Croatia was born out of the violent dissolution of Yugoslavia, whose soccer team had made it to the semifinals and the quarterfinals of the World Cup twice; the team enjoyed a reputation as the Brazilians of European soccer. More than any of the other former Yugoslav republics, Croatia has continued that tradition, most notably at the 1998 World Cup, its first, where it shocked the world by finishing third.

That year, Croatia got a taste of what it’s like to face a host nation at a major tournament when it played its semifinal match against France in St.-Denis. Croatia’s star striker Davor Šuker, currently the president of its national soccer federation, scored the game’s first goal, just after halftime. “At that [moment] there were 80,000 people in St.-Denis and only a few thousand Croatians,” said Slaven Bilić, who played as a defender on that team and later coached the Croatian national team. “It was like when music is playing and someone comes in and presses the mute button.”

“Most people in Croatia remember that minute when we had the lead,” said Aleksandar Holiga, a soccer columnist for the news web site Tportal in Zagreb and the sports site Bleacher Report. “And then they remember when [midfielder] Zvonimir Boban, who was our captain and the most important player on the team, made a really bad defensive mistake that enabled France to equalize.”

Croatia had the lead for only a minute before France tied the game; the French team went on to win the match 2-1. Four days later, it won the World Cup. “Some people think it’s heavy madness that you think about that World Cup on a daily basis, and of course you don’t,” Bilić said on the phone from Istanbul, where he currently coaches the Turkish league team Beşiktaş. “But when I do think about it, I still feel that we could’ve won it.”

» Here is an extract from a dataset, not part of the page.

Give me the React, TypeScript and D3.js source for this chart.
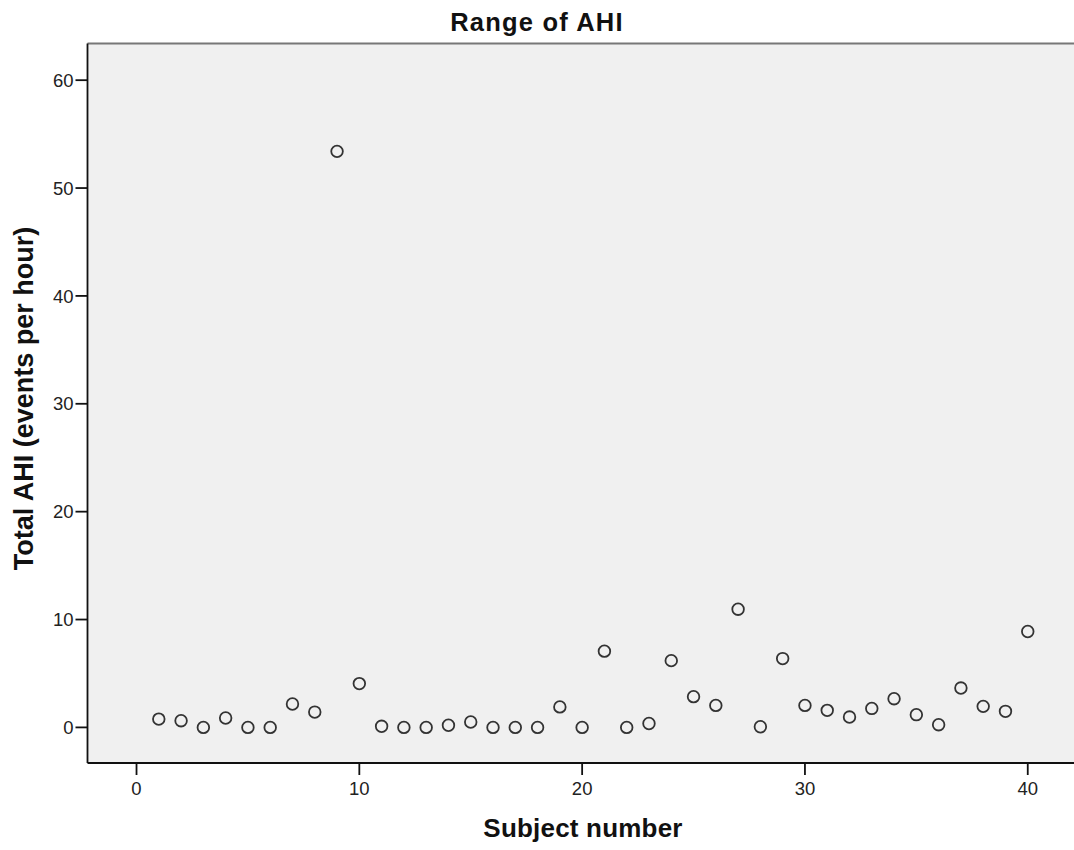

“Every generation since has been compared to that one,” Holiga said. “And it’s really unfair, because those players were extremely talented.”

Croatia made it to the World Cup in 2002 and 2006, but it didn’t make it out of the group stage either time, and it didn’t qualify in 2010. This year’s team struggled again in qualifying under its new coach, Igor Štimac, who played alongside Bilić on the 1998 team. Croatia won five of its first six matches, but then finished by losing three of its last four.

“It was okay when Štimac stuck to the tactics which were set before him by Bilić,” Holiga said. “But then he started to experiment, and he lost the faith of the locker room, of the media, of everybody.” Before the team’s final qualifying match, against Scotland, an online poll in the Croatian newspaper 24sata reported that ninety-eight percent of the public thought he should be fired. The team lost that match, too, 2-0. “The silver lining was that we won against Serbia,” Holiga says of an early qualifying match against the country’s bitter enemy from the Yugoslavian civil war.

“As much as you want it to be only a football game, it’s much more than that for the people back home,” said the midfielder Niko Kranjčar, whose father, Zlatko, not only captained the very first Croatian national team in 1991 but also preceded Bilić as national team coach. “Although both countries have moved on, the war is still quite fresh, and generations are still wounded.”

Croatia is currently under the leadership of manager Niko Kovač, forty-one, the former Croatian captain who was hired in October to coach the team through its two-legged playoff match against Iceland a month later. Born and raised in Germany, Kovač has his own vision for Croatian soccer. He regularly talks about translating his dual identity as a German and a Croatian to a team that has often been singled out for its passion and emotion. “I completely and totally embody the typical German virtues of thoroughness, orderliness, discipline, and organization,” he told FIFA.com in January. “We [Croats] are the kind of people who like a bit of spontaneity. Organization isn’t the be-all and end-all for us. I’m trying to instill the idea that some rules have to be kept.”

“He doesn’t shy away from stereotypes,” Holiga said.

The heart of Croatia’s team lies in its creativity, primarily in the midfield talents of Luka Modrić and Ivan Rakitić, both of whom play in Spain during the year, for Real Madrid and Sevilla, respectively. Its star striker, Mario Mandžukić, is suspended for the game against Brazil, but his absence opens up a spot on the team for two of the country’s most popular players, the forwards Eduardo, who was born in Brazil but came to Croatia at the age of sixteen, and thirty-four-year-old Ivica Olić, who will be playing in his third World Cup. “He’s one of those guys who the age doesn’t count,” Bilić said. “He’s like the red wine.”

Though lacking in the creativity of some of his teammates, Olić embodies the passion and the emotion of the stereotypical Croatian. “He’s this diehard character who is not really talented but who is trying his best every time,” Holiga said. “He runs up and down the pitch looking for every opportunity to be in the right place at the right time to just shove the ball in the goal. He has scored with his forehead, with his knee, with his heart—against Serbia, he scored with his badge. The ball hit him on the badge, so some people said that he scored with his heart.”